A UE quer ter um novo começo nas relações com o continente africano – o que não é uma novidade, enquanto ambição, mas tem sido um falhanço várias vezes repetido. As relações Europa-África têm sido condicionadas pelas preocupações de segurança, os riscos do terrorismo, os azedumes do passado colonial e vários outros fantasmas que assombram a relação dos europeus com África.
“Há uma década, em 2007, a cimeira UE-África em Lisboa aprovou a construção de uma nova parceria política estratégica para o futuro”, sublinhou ao Politico Geert Laporte, vice-director do Centro Europeu de Gestão de Políticas do Desenvolvimento. Mas essa parceria nunca se concretizou. “Nunca lidámos com os motivos profundos da desconfiança entre as nações africanas e europeias”, explicou Laporte, que cita como motivos a fraqueza das instituições africanas fracas, uma política de exteriores da UE incoerente e o passado colonial partilhado.
O produto de todos estes anos de África e Europa de costas voltadas são as correntezas de populações em movimento que tentam chegar aos países europeus, em busca de trabalho, uma vida digna, correndo riscos inimagináveis. Afogam-se no Mediterrâneo, ao serem amontoados por traficantes de pessoas em embarcações lançadas a partir da costa líbia sem condições para navegar, na expectativa de serem salvos pela Marinha ou organizações humanitárias antes de se afundarem ou chegarem à costa.
Mas essa é apenas a última fase do seu martírio: estes imigrantes tornaram-se presas de traficantes que chegam a vendê-los em mercados, como escravos, na Líbia, como foi possível ver numa reportagem da CNN, divulgada em meados deste mês – já antes existissem relatos desta situação, alguns até com a chancela de fontes oficiais alemãs.
A Comissão Europeia, e países como a França, a Itália, e a Alemanha, têm promovido activamente um esquema para criar campos de detenção neste país para migrantes sem documentos, para evitar que cruzem o Mediterrâneo e cheguem à Europa – muito criticado pelas organizações de defesa dos direitos humanos.
Desde 2015 que a alta representante da UE para as relações exteriores, Federica Mogherini, é acusada pelas organizações não-governamentais, como a Human Rights Watch, Amnistia Internacional e Médicos Sem Fronteiras, entre outras, de promover uma “política de externalização das fronteiras”, com países como a Líbia ou o Níger, em que delega a gestão dos fluxos migratórios através de África para estes países. O modelo é semelhante ao acordo da UE com a Turquia, para manter afastados das fronteiras europeias os refugiados do Médio Oriente.
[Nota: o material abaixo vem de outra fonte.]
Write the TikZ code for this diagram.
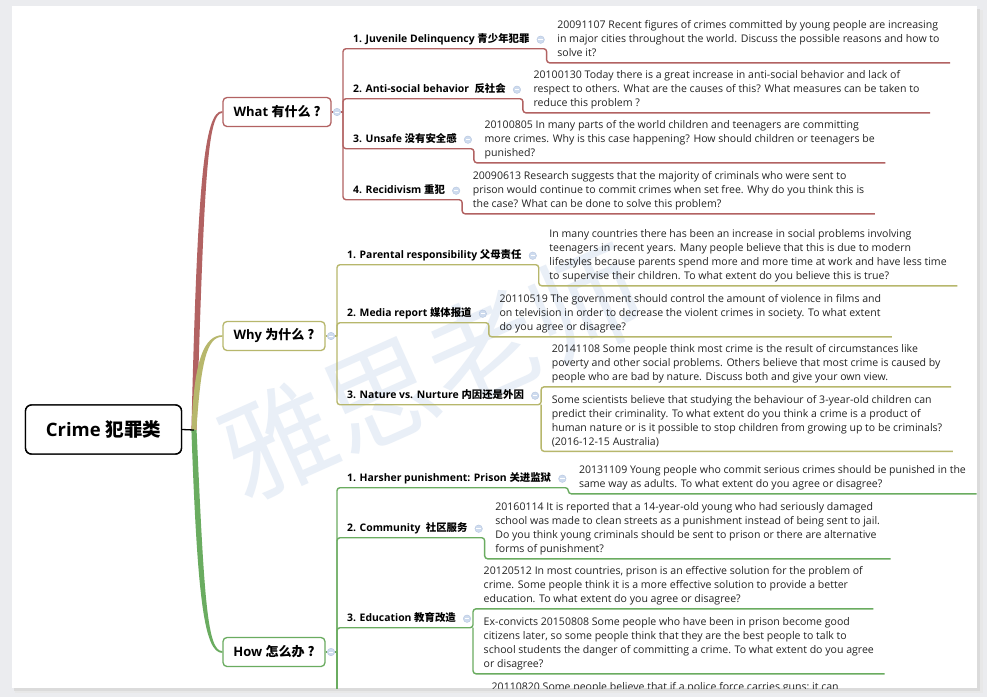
\documentclass[tikz,border=0pt]{standalone}
\usepackage{fontspec}
\setmainfont{Open Sans}
\newfontfamily\cjk{Noto Sans CJK SC}
\usetikzlibrary{calc}
\definecolor{redc}{RGB}{178,98,98}
\definecolor{olvc}{RGB}{183,183,108}
\definecolor{grnc}{RGB}{106,172,96}
\definecolor{wmk}{RGB}{233,239,247}
\definecolor{cirf}{RGB}{206,219,238}
\definecolor{cird}{RGB}{182,198,224}
\definecolor{bgc}{RGB}{235,236,239}
\definecolor{txt}{RGB}{35,35,35}
\newcommand\myBody{\fontsize{10.55}{14}\selectfont}
\newcommand\myLbl{\fontsize{10.4}{14}\selectfont\bfseries}
\newcommand\myTopic{\fontsize{13}{16}\selectfont\bfseries}
\newcommand\myRoot{\fontsize{18.5}{22}\selectfont\bfseries}
\begin{document}
\begin{tikzpicture}[x=1pt,y=-1pt,
  box/.style={anchor=west, inner xsep=10.5pt, inner ysep=1.8pt, align=left, font=\myBody, text=txt,
    execute at begin node=\strut, execute at end node=\strut},
  lbl/.style={anchor=west, inner xsep=10pt, inner ysep=1.8pt, font=\myLbl, text=black,
    execute at begin node=\strut, execute at end node=\strut},
  topic/.style={rounded corners=4pt, line width=1.3pt, fill=white, inner sep=0pt, font=\myTopic, minimum height=29pt},
  root/.style={draw=black, rounded corners=6pt, line width=1.4pt, fill=white, inner sep=0pt, font=\myRoot,
    minimum width=156pt, minimum height=49pt},
  cir/.style={circle, minimum size=7.5pt, inner sep=0pt, fill=cirf, draw=cird, line width=.4pt,
    path picture={\draw[white, line width=.8pt] ([xshift=-2.2pt]path picture bounding box.center) -- ([xshift=2.2pt]path picture bounding box.center);}},
  rl/.style={draw=redc, line width=1.4pt, rounded corners=3pt},
  ol/.style={draw=olvc, line width=1.4pt, rounded corners=3pt},
  gl/.style={draw=grnc, line width=1.4pt, rounded corners=3pt},
  wm/.style={font=\fontsize{112}{112}\selectfont\cjk, text=wmk, rotate=24, inner sep=0pt}
]
\useasboundingbox (0,0) rectangle (987,697);
% page frame
\fill[bgc] (0,0) rectangle (987,697);
\fill[black!14] (977,9) rectangle (980,691);
\fill[black!9] (980,10) rectangle (983,692);
\fill[black!14] (14,688) rectangle (980,691);
\fill[black!9] (15,691) rectangle (983,693);
\fill[white] (12,6) rectangle (977,688);
\begin{scope}
\clip (12,6) rectangle (977,688);
% watermark
\node[wm] (wmark) at (432,372) {雅思老师};

% main nodes (first pass, for branch geometry)
\node[root] (crime) at (103.5,429.5) {Crime \cjk{犯罪类}};
\coordinate (hub) at (194,430);
\node[topic, minimum width=108pt] (what) at (277,112) {};
\node[topic, minimum width=102pt] (why) at (274,336) {};
\node[topic, minimum width=102pt] (how) at (274,652) {};

% thick tapered branches
\fill[redc] ([xshift=-2.6pt]hub) .. controls +(6,-250) and +(-18,0) .. ([yshift=0.9pt]what.west)
  -- ([yshift=-0.9pt]what.west) .. controls +(-15,0) and +(7.5,-250) .. ([xshift=2.6pt]hub) -- cycle;
\fill[olvc] ([xshift=-2.4pt]hub) .. controls +(2,-70) and +(-18,0) .. ([yshift=0.8pt]why.west)
  -- ([yshift=-0.8pt]why.west) .. controls +(-15,0) and +(4.5,-70) .. ([xshift=2.4pt]hub) -- cycle;
\fill[grnc] ([xshift=-2.6pt]hub) .. controls +(6,170) and +(-18,0) .. ([yshift=-0.9pt]how.west)
  -- ([yshift=0.9pt]how.west) .. controls +(-15,0) and +(7.5,170) .. ([xshift=2.6pt]hub) -- cycle;
\draw[black, line width=1.3pt] (crime.east) -- (hub);

\node[topic, draw=redc, minimum width=108pt] (what) at (277,112) {What \cjk{有什么} ?};
\node[topic, draw=olvc, minimum width=102pt] (why) at (274,336) {Why \cjk{为什么} ?};
\node[topic, draw=grnc, minimum width=102pt] (how) at (274,652) {How \cjk{怎么办} ?};
\node[root] (crime) at (103.5,429.5) {Crime \cjk{犯罪类}};

% topic buttons and junctions
\node[cir] (wcir) at (337,112) {};
\node[cir] (ycir) at (331,336) {};
\node[cir] (hcir) at (331,652) {};
\coordinate (wj) at (343,112);
\coordinate (yj) at (337,336);
\coordinate (hj) at (337,652);
\draw[rl] (what.east) -- (wcir.west);
\draw[rl] (wcir.east) -- (wj);
\draw[ol] (why.east) -- (ycir.west);
\draw[ol] (ycir.east) -- (yj);
\draw[gl] (how.east) -- (hcir.west);
\draw[gl] (hcir.east) -- (hj);

% ---------- What ----------
\node[lbl] (w1l) at (343,39.7) {1. Juvenile Delinquency \cjk{青少年犯罪}};
\node[cir] (w1c) at ([xshift=1pt]w1l.east) {};
\node[box] (w1b) at ($(w1l.east)+(7,1)$) {20091107 Recent figures of crimes committed by young people are increasing\\in major cities throughout the world. Discuss the possible reasons and how to\\solve it?};
\draw[rl] (wj) -- (wj |- w1l.south) -- (w1b.south west |- w1l.south) -- (w1b.south west) -- (w1b.south east);

\node[lbl] (w2l) at (343,89.7) {2. Anti-social behavior\ \ \cjk{反社会}};
\node[cir] (w2c) at ([xshift=1pt]w2l.east) {};
\node[box] (w2b) at ($(w2l.east)+(7,1)$) {20100130 Today there is a great increase in anti-social behavior and lack of\\respect to others. What are the causes of this? What measures can be taken to\\reduce this problem ?};
\draw[rl] (wj) -- (wj |- w2l.south) -- (w2b.south west |- w2l.south) -- (w2b.south west) -- (w2b.south east);

\node[lbl] (w3l) at (343,139.7) {3. Unsafe \cjk{没有安全感}};
\node[cir] (w3c) at ([xshift=1pt]w3l.east) {};
\node[box] (w3b) at ($(w3l.east)+(7,1)$) {20100805 In many parts of the world children and teenagers are committing\\more crimes. Why is this case happening? How should children or teenagers be\\punished?};
\draw[rl] (wj) -- (wj |- w3l.south) -- (w3b.south west |- w3l.south) -- (w3b.south west) -- (w3b.south east);

\node[lbl] (w4l) at (343,190.7) {4. Recidivism \cjk{重犯}};
\node[cir] (w4c) at ([xshift=1pt]w4l.east) {};
\node[box] (w4b) at ($(w4l.east)+(7,1)$) {20090613 Research suggests that the majority of criminals who were sent to\\prison would continue to commit crimes when set free. Why do you think this is\\the case? What can be done to solve this problem?};
\draw[rl] (wj) -- (wj |- w4l.south) -- (w4b.south west |- w4l.south) -- (w4b.south west) -- (w4b.south east);

% ---------- Why ----------
\node[lbl] (y1l) at (337,255.7) {1. Parental responsibility \cjk{父母责任}};
\node[cir] (y1c) at ([xshift=1pt]y1l.east) {};
\node[box] (y1b) at ($(y1l.east)+(7,1)$) {In many countries there has been an increase in social problems involving\\teenagers in recent years. Many people believe that this is due to modern\\lifestyles because parents spend more and more time at work and have less time\\to supervise their children. To what extent do you believe this is true?};
\draw[ol] (yj) -- (yj |- y1l.south) -- (y1b.south west |- y1l.south) -- (y1b.south west) -- (y1b.south east);

\node[lbl] (y2l) at (337,313.7) {2. Media report \cjk{媒体报道}};
\node[cir] (y2c) at ([xshift=1pt]y2l.east) {};
\node[box] (y2b) at ($(y2l.east)+(7,1)$) {20110519 The government should control the amount of violence in films and\\on television in order to decrease the violent crimes in society. To what extent\\do you agree or disagree?};
\draw[ol] (yj) -- (yj |- y2l.south) -- (y2b.south west |- y2l.south) -- (y2b.south west) -- (y2b.south east);

\node[lbl] (y3l) at (337,395.7) {3. Nature vs. Nurture \cjk{内因还是外因}};
\node[cir] (y3c) at ([xshift=1pt]y3l.east) {};
\node[box] (y3a) at ($(y3l.east)+(7,-31)$) {20141108 Some people think most crime is the result of circumstances like\\poverty and other social problems. Others believe that most crime is caused by\\people who are bad by nature. Discuss both and give your own view.};
\node[box] (y3b) at ($(y3l.east)+(7,26.5)$) {Some scientists believe that studying the behaviour of 3-year-old children can\\predict their criminality. To what extent do you think a crime is a product of\\human nature or is it possible to stop children from growing up to be criminals?\\(2016-12-15 Australia)};
\draw[ol] (yj) -- (yj |- y3l.south) -- (y3a.south west |- y3l.south) -- (y3a.south west) -- (y3a.south east);
\draw[ol] (y3a.south west |- y3l.south) -- (y3b.south west) -- (y3b.south east);

% ---------- How ----------
\node[lbl] (h1l) at (337,478.7) {1. Harsher punishment: Prison \cjk{关进监狱}};
\node[cir] (h1c) at ([xshift=1pt]h1l.east) {};
\node[box] (h1b) at ($(h1l.east)+(7,0)$) {20131109 Young people who commit serious crimes should be punished in the\\same way as adults. To what extent do you agree or disagree?};
\draw[gl] (hj) -- (hj |- h1l.south) -- (h1b.south west |- h1l.south) -- (h1b.south west) -- (h1b.south east);

\node[lbl] (h2l) at (337,528.7) {2. Community\ \ \cjk{社区服务}};
\node[cir] (h2c) at ([xshift=1pt]h2l.east) {};
\node[box] (h2b) at ($(h2l.east)+(7,1)$) {20160114 It is reported that a 14-year-old young who had seriously damaged\\school was made to clean streets as a punishment instead of being sent to jail.\\Do you think young criminals should be sent to prison or there are alternative\\forms of punishment?};
\draw[gl] (hj) -- (hj |- h2l.south) -- (h2b.south west |- h2l.south) -- (h2b.south west) -- (h2b.south east);

\node[lbl] (h3l) at (337,618.7) {3. Education \cjk{教育改造}};
\node[cir] (h3c) at ([xshift=1pt]h3l.east) {};
\node[box] (h3a) at ($(h3l.east)+(7,-32)$) {20120512 In most countries, prison is an effective solution for the problem of\\crime. Some people think it is a more effective solution to provide a better\\education. To what extent do you agree or disagree?};
\node[box] (h3b) at ($(h3l.east)+(7,26)$) {Ex-convicts 20150808 Some people who have been in prison become good\\citizens later, so some people think that they are the best people to talk to\\school students the danger of committing a crime. To what extent do you agree\\or disagree?};
\draw[gl] (hj) -- (hj |- h3l.south) -- (h3a.south west |- h3l.south) -- (h3a.south west) -- (h3a.south east);
\draw[gl] (h3a.south west |- h3l.south) -- (h3b.south west) -- (h3b.south east);

\node[box] (h4b) at (481,687.5) {20110820 Some people believe that if a police force carries guns; it can};
\coordinate (hbot) at (337,700);
\draw[gl] (hj) -- (hbot);
\end{scope}
\end{tikzpicture}
\end{document}
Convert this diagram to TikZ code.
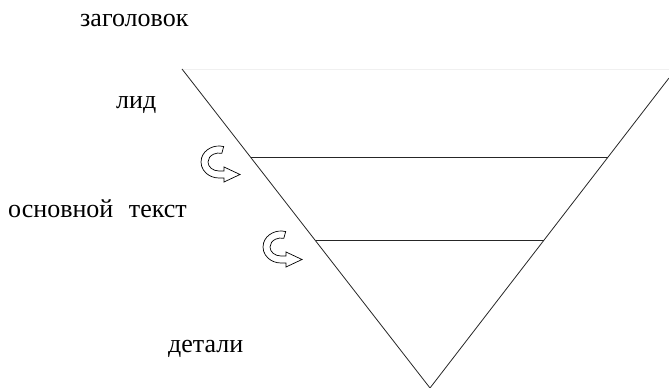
\documentclass[tikz,border=0pt]{standalone}
\usepackage{fontspec}
\newfontfamily\rusfont{Liberation Serif}[Script=Cyrillic,UprightFont=*,BoldFont=*]
\begin{document}
\begin{tikzpicture}[x=1pt,y=1pt,
  edge/.style={line width=0.8pt, black!85},
  faint/.style={line width=0.8pt, black!6},
  lbl/.style={anchor=base west, inner sep=0pt, font=\rusfont\fontsize{26}{30}\selectfont},
  curlarrow/.pic={
    \draw[line width=0.7pt, fill=white]
      (75:18 and 16) arc[start angle=75, end angle=270, x radius=18, y radius=16]
      -- (5,-16) -- (5,-20) -- (21,-12.5) -- (5,-5) -- (5,-9) -- (0,-9)
      arc[start angle=270, end angle=75, x radius=11, y radius=9] -- cycle;
  }]
\useasboundingbox (0,0) rectangle (669,388);
% triangle
\coordinate (tl) at (182,319);
\coordinate (tr) at (669,310);
\coordinate (apex) at (430,0);
\coordinate (l1) at (250.7,231);
\coordinate (r1) at (607.6,231);
\coordinate (l2) at (315.5,148);
\coordinate (r2) at (544,148);
\draw[faint] (tl) -- (669,319);
\draw[edge] (tl) -- (apex) -- (tr);
\draw[edge] (l1) -- (r1);
\draw[edge] (l2) -- (r2);
% labels
\node[lbl] (zag) at (80,361) {заголовок};
\node[lbl] (lid) at (116,279) {лид};
\node[lbl] (osn) at (8,170) {основной\hspace{0.6em}текст};
\node[lbl] (det) at (168,35) {детали};
% curved arrows
\pic at (219,226) {curlarrow};
\pic at (281,141) {curlarrow};
\end{tikzpicture}
\end{document}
Catherine Ray, a porta-voz de Mogherini, contesta a utilização do termo “externalização das fronteiras”, explica o Le Monde. “O objectivo essencial é lutar contra os traficantes e salvar vidas”, afirma, repetindo o mantra que a UE tem usado, considerado indefensável tanto pelas Nações Unidas como pelas organizações de defesa dos direitos humanos, que denunciam as condições de vida nos campos de detenção na Líbia.
O objectivo da cimeira em Abidjan é ser muito mais do que sobre a migração. Quer-se falar sobre apoio ao desenvolvimento, criação de emprego, criação de oportunidades nos países de origem para criar alternativas à imigração. “Investir na juventude para um futuro sustentável” é um dos motes. Mogherini, na semana passada, anunciou um plano de investimento para África que garantiu que poderia captar pelo menos 44 mil milhões de euros em fundos privados até 2020.